In the year since Boston, the Drupal community has built exactly what I asked for. I was planning to show a video of their work in my keynote presentation at DrupalCon DC earlier this month. Unfortunately, I ran out of time before I could show it. However, it was shown in the "Semantic Web and Why You Should Care" session, and today Stephane Corlosquet posted all the details in the semantic web group on drupal.org. The video paints a picture of what is possible with today's Drupal technology, but also, what hopefully will become possible with Drupal core at some point. The prototypes in this video were built using contributed modules for Drupal 6. However, since last year, we have fields in core and we've already began putting some RDFa in core, too.

Ben Lavender produced the screencast, Josh Huckabee built the Exhibit view and Stephane Corlosquet built the SearchMonkey applications and the social network site. Other people that helped include Axel Polleres and Andreas Harth (creator of VisiNav). The work on both this video and the featured modules has been sponsored by DERI Galway, Harvard IIC and OpenBand.


Matt Farina (not verified):

RDFa adds weight to a page to make it more readable to machines. But, extra weight on a page causes pages to load a littler slower.

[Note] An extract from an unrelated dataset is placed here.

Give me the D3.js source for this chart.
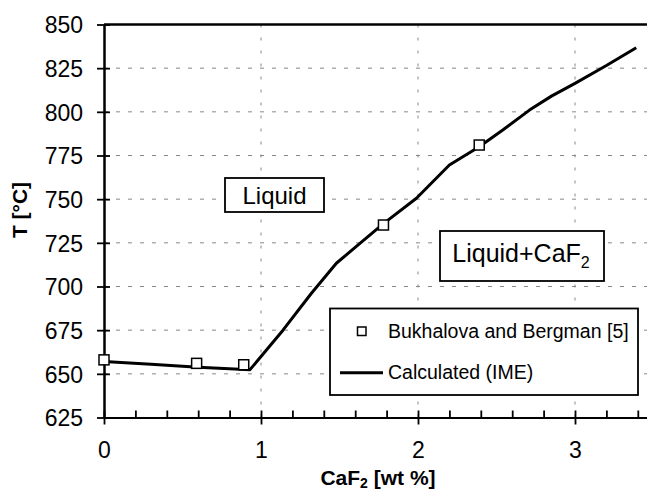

This leaves me wondering if RDFa should have an on/off switch and if RDF with an auto discover link is better.

Cindy (not verified):

This is very exciting and inline with a project that I am aware of. It is described here:


They say "This project proposes to develop the technology to facilitate remixing of content between WikiEducator and the Connexions authoring platforms."

Do you see RDFa and Drupal in line for "remixing"? Could this project use something like Drupal as a prototype?

vango (not verified):

I'd also like to see the same interface whether you are mapping RDF terms from attributes in core, contributed modules, CCK fields or whatever.